Système de voiturier automatique
Mais ce n’est qu’un palier dans la course vers l’autonomie. L’évolution de l’aide au créneau est l’illustration parfaite d’une fonction simple qui peut aboutir à un bouleversement de nos usages. Au départ, c’était l’alarme sonore à l’arrière du véhicule qui prévenait du choc lors d’un créneau. Est apparue l’option qui repère les places de parking d’une taille suffisante pour y garer la voiture. Naturellement, la fonction automatique a suivi : la voiture effectue la manœuvre toute seule. Avec le conducteur au volant, puis sans personne dans la voiture.
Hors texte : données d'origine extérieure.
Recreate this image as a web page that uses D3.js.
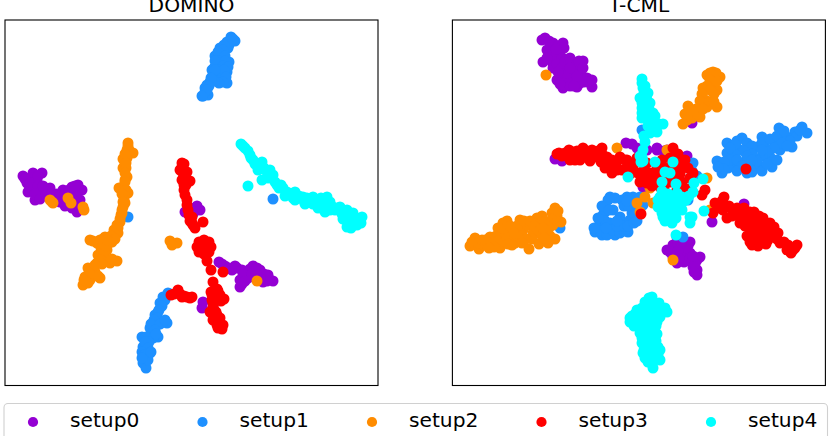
<!DOCTYPE html>
<html><head><meta charset="utf-8">
<script src="https://cdn.jsdelivr.net/npm/d3@7/dist/d3.min.js"></script>
<style>html,body{margin:0;padding:0;background:#fff;overflow:hidden}svg{display:block}</style>
</head><body><svg id="c" width="830" height="436"></svg>
<script>
const seriesNames=["setup0","setup1","setup2","setup3","setup4"];
const seriesColors=["#9400d3","#1e90ff","#ff8c00","#ff0000","#00ffff"];
const panelTitles=["DOMINO","T-CML"];

const domino0=[[18,210],[28,213],[37,213],[22,203],[32,206],[23,194],[30,186],[42,196],[35,193],[48,189],[58,196],[67,199],[73,201],[77,196],[62,189],[72,183],[67,178],[72,174],[55,184],[45,198],[25,208],[28,196],[65,191],[192,180],[180,174],[185,178],[214,124],[220,120],[232,118],[227,116],[248,120],[255,116],[242,114],[235,106],[235,99],[243,108],[263,111],[268,105],[258,104],[253,111],[198,84],[197,78],[208,79],
[20,207],[25,203],[33,210],[27,200],[25,198],[33,200],[30,192],[38,200],[35,187],[41,191],[47,193],[52,192],[55,190],[60,192],[64,196],[70,195],[72,190],[68,186],[62,184],[60,180],[70,200],[75,186],[75,178],[65,185],[217,122],[224,118],[230,120],[237,116],[245,117],[250,114],[238,112],[240,105],[247,112],[252,118],[259,112],[264,107],[262,105],[255,108],[237,102],[195,176],[188,172],[184,171]];
const domino1=[[226,349],[230,345],[222,344],[215,338],[223,338],[210,330],[217,329],[224,324],[212,321],[222,314],[208,311],[205,304],[222,303],[212,306],[200,298],[198,290],[203,291],[219,334],[207,316],[215,308],[202,301],[209,318],[163,93],[158,89],[155,83],[150,71],[153,74],[145,58],[162,63],[158,64],[153,49],[137,49],[143,49],[138,39],[145,33],[142,33],[138,23],[141,18],[140,28],[148,63],[147,54],[123,169],[268,187],
[228,347],[224,341],[219,341],[218,336],[213,334],[220,330],[214,325],[220,325],[210,325],[218,320],[223,319],[214,316],[219,316],[210,316],[221,309],[218,304],[214,303],[209,305],[206,308],[204,300],[200,294],[202,296],[197,290],[165,92],[160,86],[157,80],[154,76],[152,68],[149,66],[146,62],[155,62],[160,66],[150,56],[141,49],[148,48],[144,44],[140,44],[143,38],[137,34],[139,31],[143,26],[137,28],[146,34],[151,52]];
const domino2=[[47,184],[63,188],[66,183],[78,179],[79,176],[45,186],[48,183],[123,243],[122,236],[128,233],[118,227],[122,228],[121,218],[118,218],[122,209],[118,199],[114,198],[123,193],[119,189],[118,179],[116,171],[120,183],[117,173],[112,161],[113,153],[107,144],[100,149],[85,146],[92,143],[102,136],[93,131],[112,125],[105,123],[100,128],[92,123],[83,118],[90,114],[95,108],[80,109],[78,101],[85,106],[83,103],[120,206],[119,186],[115,164],[109,156],[105,148],[165,145],[172,143],[167,141],[252,105],
[123,240],[124,236],[120,232],[120,222],[121,223],[120,213],[120,204],[119,194],[121,196],[117,192],[118,184],[117,176],[115,167],[113,158],[110,152],[104,143],[98,147],[95,146],[88,145],[96,138],[99,133],[96,126],[97,122],[88,116],[88,110],[83,110],[81,105],[93,110],[107,127],[101,140],[106,150],[110,147],[90,121],[84,113],[79,106],[102,146]];
const domino3=[[177,223],[175,216],[182,214],[185,205],[177,206],[179,196],[182,186],[183,176],[187,169],[190,158],[188,161],[198,164],[199,146],[199,132],[192,139],[206,139],[194,144],[204,144],[194,134],[204,134],[199,139],[202,125],[206,116],[218,114],[208,104],[212,97],[206,94],[219,87],[215,91],[207,86],[208,79],[205,74],[212,71],[208,66],[218,61],[217,57],[212,61],[215,68],[166,91],[173,96],[177,89],[182,89],[187,89],
[177,219],[179,222],[178,213],[180,209],[179,201],[181,201],[180,191],[182,181],[184,171],[185,165],[187,163],[208,93],[210,90],[208,83],[209,76],[211,74],[210,66],[214,63],[213,58],[207,73],[216,85],[213,95],[169,92],[175,92],[179,90],[185,88],[207,91]];
const domino4=[[236,242],[240,238],[245,231],[248,226],[257,224],[253,216],[259,218],[268,211],[257,206],[243,200],[272,201],[282,194],[290,194],[290,186],[298,189],[308,189],[322,189],[315,184],[320,174],[328,179],[342,176],[348,173],[355,166],[342,159],[352,161],[343,166],[333,178],[357,169],[265,216],[278,198],[302,188],[335,179],
[238,240],[243,235],[246,228],[250,222],[254,222],[256,219],[262,214],[263,208],[270,204],[274,198],[276,201],[280,190],[285,192],[288,188],[294,190],[304,187],[311,186],[316,188],[318,184],[325,184],[320,180],[330,176],[338,176],[345,170],[350,168],[348,162],[346,158],[354,163],[340,170],[325,176],[312,183],[299,185],[305,184],[337,172],[350,163],[356,163],[338,167],[300,182],[308,182],[313,178]];

const tcml0=[[93,348],[90,346],[111,343],[101,343],[95,336],[108,334],[91,324],[100,324],[121,324],[131,325],[115,319],[128,316],[105,306],[111,298],[125,299],[140,299],[135,308],[121,306],[110,311],[101,318],[174,243],[235,230],[185,238],[205,236],[215,236],[195,236],[103,227],[110,225],[191,199],[292,182],[240,263],[260,164],[215,136],[221,141],[238,144],[230,138],[248,129],[225,123],[235,128],[241,119],[245,111],[221,129],[238,133],[245,126],[245,116],[225,149],
[97,345],[106,340],[112,338],[99,330],[104,330],[110,328],[95,328],[105,322],[113,325],[118,328],[125,322],[110,318],[120,314],[130,310],[138,303],[132,304],[115,305],[118,300],[108,302],[128,303],[122,300],[114,313],[106,314],[125,310],[104,337],[118,318],[127,325],[131,318],[140,306],[205,238],[212,235],[225,232],[180,242],[190,236],[221,231],[218,134],[226,142],[232,144],[236,140],[228,132],[232,124],[240,124],[243,122],[227,128],[234,138],[241,130],[242,114],[229,143],[226,135]];
const tcml1=[[275,243],[290,248],[310,249],[327,258],[350,259],[355,253],[343,254],[335,249],[321,246],[340,239],[328,236],[318,229],[305,239],[288,236],[275,233],[265,225],[270,213],[281,221],[295,226],[308,218],[320,219],[301,219],[276,218],[313,239],[158,189],[170,186],[181,189],[153,174],[168,169],[180,173],[188,189],[190,256],[241,223],[231,199],[235,189],[151,171],[143,154],[150,151],[158,163],[163,151],[176,154],[170,164],[178,166],[148,163],[183,171],[161,176],[231,149],[108,158],[191,181],[238,208],
[280,240],[285,245],[295,243],[300,240],[310,243],[318,247],[325,250],[332,255],[345,250],[348,256],[338,245],[330,243],[322,238],[315,234],[310,230],[300,232],[292,235],[283,232],[278,226],[285,226],[290,220],[272,224],[272,217],[266,219],[285,215],[295,213],[300,214],[310,215],[305,225],[315,222],[325,226],[335,240],[310,236],[295,230],[283,242],[278,238],[292,220],[300,226],[156,186],[163,188],[175,189],[150,180],[157,176],[172,180],[176,180],[175,185],[185,180],[146,158],[148,155],[155,151],[160,156],[168,153],[172,155],[172,160],[165,160],[153,165],[154,158],[142,158],[146,168],[176,160],[182,163],[165,165],[185,165],[245,210],[238,195],[228,192],[236,186],[240,215],[225,195]];
const tcml2=[[261,314],[268,309],[255,311],[261,303],[251,298],[265,296],[253,286],[265,279],[236,280],[241,273],[248,269],[235,266],[231,262],[258,284],[94,311],[165,238],[215,236],[228,226],[255,208],[198,198],[193,189],[185,183],[188,174],[201,183],[225,213],[258,176],[221,126],[18,140],[23,148],[27,137],[38,149],[48,138],[51,163],[48,149],[63,143],[68,166],[77,137],[85,168],[103,178],[100,173],[109,164],[103,147],[96,143],[87,142],[95,156],[81,153],[71,156],[58,153],[38,143],[31,141],[88,163],[51,153],[101,161],[75,161],[66,151],[46,158],
[264,313],[258,313],[265,305],[258,306],[255,300],[262,292],[258,296],[250,292],[248,285],[255,279],[262,284],[244,277],[240,268],[233,272],[245,272],[251,277],[239,276],[20,144],[26,143],[30,146],[35,141],[33,146],[42,144],[44,150],[46,145],[42,139],[53,144],[50,158],[55,165],[58,160],[60,148],[55,148],[65,160],[72,165],[62,153],[70,150],[78,165],[82,160],[90,170],[93,165],[97,158],[87,155],[80,147],[74,147],[70,143],[60,141],[90,150],[98,150],[102,168],[105,170],[91,158],[56,142],[92,148],[37,138],[106,175]];
const tcml3=[[107,233],[105,232],[113,233],[121,234],[131,238],[140,236],[150,238],[123,226],[131,229],[145,229],[155,229],[168,229],[175,226],[153,218],[160,213],[170,216],[181,219],[188,211],[188,204],[198,213],[208,219],[221,238],[218,228],[231,219],[233,226],[241,213],[218,204],[201,206],[230,204],[253,196],[250,191],[173,226],[195,223],[221,216],[210,226],[215,213],[189,172],[294,217],[272,189],[263,183],[271,176],[281,176],[298,174],[311,168],[275,168],[261,173],[301,171],[295,166],[311,166],[321,154],[326,153],[298,144],[308,144],[316,146],[328,143],[336,141],[345,141],[339,133],[305,156],[315,159],[285,171],[288,163],[335,136],[301,151],[318,153],[341,136],
[110,230],[117,236],[116,230],[125,235],[128,232],[135,235],[136,230],[127,228],[118,226],[128,226],[142,232],[146,235],[138,225],[150,232],[160,226],[164,222],[158,218],[165,216],[175,218],[178,212],[183,214],[192,216],[192,207],[195,203],[200,200],[205,205],[210,212],[214,218],[222,210],[225,222],[226,232],[228,212],[236,218],[238,208],[212,198],[225,196],[235,197],[222,204],[205,219],[190,224],[178,222],[185,228],[198,205],[208,199],[155,224],[149,224],[204,213],[194,211],[270,185],[267,178],[277,180],[285,178],[292,178],[293,172],[302,174],[306,166],[300,162],[308,160],[298,158],[310,152],[304,148],[295,150],[312,150],[320,150],[325,147],[332,144],[338,138],[343,138],[322,159],[280,170],[291,168],[318,163],[314,142],[306,140],[300,141],[316,158],[307,170],[293,160],[297,165]];
const tcml4=[[190,307],[191,298],[196,293],[188,288],[198,283],[190,278],[201,273],[190,268],[203,264],[211,262],[205,254],[198,253],[193,244],[191,236],[190,229],[189,224],[196,271],[195,286],[203,224],[221,224],[213,214],[218,213],[210,204],[224,202],[176,209],[242,203],[241,194],[251,207],[208,189],[221,189],[230,189],[206,179],[218,179],[226,183],[211,169],[218,169],[230,176],[221,173],[238,169],[252,175],[240,169],[238,163],[224,151],[210,173],[200,89],[193,84],[203,83],[213,78],[215,74],[185,76],[178,64],[188,68],[200,69],[208,69],[188,53],[201,56],[193,46],[206,39],[196,38],[193,28],[208,26],[201,18],[201,29],[195,59],[208,36],
[190,303],[193,300],[192,293],[190,283],[194,282],[197,277],[194,270],[196,266],[200,262],[190,273],[199,268],[203,270],[207,262],[200,258],[196,260],[192,250],[188,230],[191,225],[205,260],[194,288],[210,195],[216,192],[225,193],[213,185],[220,184],[210,180],[214,175],[225,177],[206,186],[224,168],[215,168],[213,165],[220,163],[230,183],[234,186],[237,190],[197,88],[199,80],[207,83],[195,80],[190,78],[183,72],[180,70],[178,68],[183,66],[192,75],[205,76],[210,74],[200,75],[192,68],[182,60],[186,60],[193,63],[200,62],[205,64],[204,60],[196,52],[190,48],[205,52],[199,47],[202,42],[204,45],[197,42],[192,36],[191,33],[199,33],[205,33],[196,24],[206,31],[200,22],[210,78],[191,57],[190,43]];

const panels=[
  {title:panelTitles[0],series:[domino0,domino1,domino2,domino3,domino4],left:5,lineLeft:5},
  {title:panelTitles[1],series:[tcml0,tcml1,tcml2,tcml3,tcml4],left:452,lineLeft:452.4}
];
const svg=d3.select("#c");
const font='"DejaVu Sans", sans-serif';
const R=5.5, legendR=5.1, frameTop=20, frameBottom=385.5, W=373;
panels.forEach(p=>{
  const x=d3.scaleLinear().domain([0,373]).range([p.left,p.left+W]);
  const y=d3.scaleLinear().domain([0,366]).range([386,frameTop]);
  const g=svg.append("g");
  p.series.forEach((pts,i)=>{
    g.append("g").attr("fill",seriesColors[i]).selectAll("circle").data(pts).join("circle")
      .attr("cx",d=>x(d[0])).attr("cy",d=>y(d[1])).attr("r",R);
  });
  g.append("rect").attr("x",p.lineLeft).attr("y",frameTop).attr("width",W).attr("height",frameBottom-frameTop)
    .attr("fill","none").attr("stroke","#000").attr("stroke-width",1.1);
  svg.append("text").attr("x",p.lineLeft+W/2).attr("y",12).attr("text-anchor","middle")
    .attr("font-family",font).attr("font-size",20.2).attr("fill","#000").text(p.title);
});
// legend
svg.append("rect").attr("x",4).attr("y",403.5).attr("width",823.5).attr("height",40).attr("rx",4)
  .attr("fill","#fff").attr("stroke","#d0d0d0").attr("stroke-width",1.1);
const lx=d3.scalePoint().domain(seriesNames).range([33,711]);
const lg=svg.append("g").selectAll("g").data(seriesNames).join("g");
lg.append("circle").attr("cx",d=>lx(d)).attr("cy",422).attr("r",legendR).attr("fill",(d,i)=>seriesColors[i]);
lg.append("text").attr("x",d=>lx(d)+37).attr("y",427).attr("font-family",font).attr("font-size",20.2).attr("fill","#000").text(d=>d);
</script></body></html>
Prochaine étape : si le conducteur n’a plus besoin d’être dedans, pourquoi être à proximité ? En 2013, l’équipementier Valeo avait présenté son système Valet4U : l’automobiliste abandonne sa voiture (Une Range Evoque de 1.96 m de large) sur la vidéo, devant un parking et la voiture s’en va chercher sa place toute seule. Depuis deux ans, les marques haut de gamme ont toutes présenté un système de voiturier automatique qui, dans les prochaines années, devrait équiper leurs berlines.
Et si le conducteur n'a plus besoin de descendre dans le parking souterrain, pourquoi devrait-il accompagner sa voiture au pied de l'immeuble ? Et pourquoi ne pas la laisser devant son bureau, pendant qu'elle va se garer dans un autre quartier, une ville voisine ? Ces options seront développées un jour. «Et là, on commence à voir les impacts sur la mobilité et l'urbanisme, explique Guillaume Devauchelle, responsable de l'innovation chez Valeo. Cette proximité entre le domicile et la voiture, entre le travail et la voiture n'est plus nécessaire. On voit bien comment, avec un exemple qui est la manœuvre de parking, on peut casser des codes de manières importantes.»
Petit à petit, ces aides à la conduite nous acclimatent à l’idée qu’un jour, la voiture conduira seule pendant que nous autres, passagers, serons plongés dans nos lectures, nos SMS ou bien dans un sommeil profond. Et pas seulement dans le parking.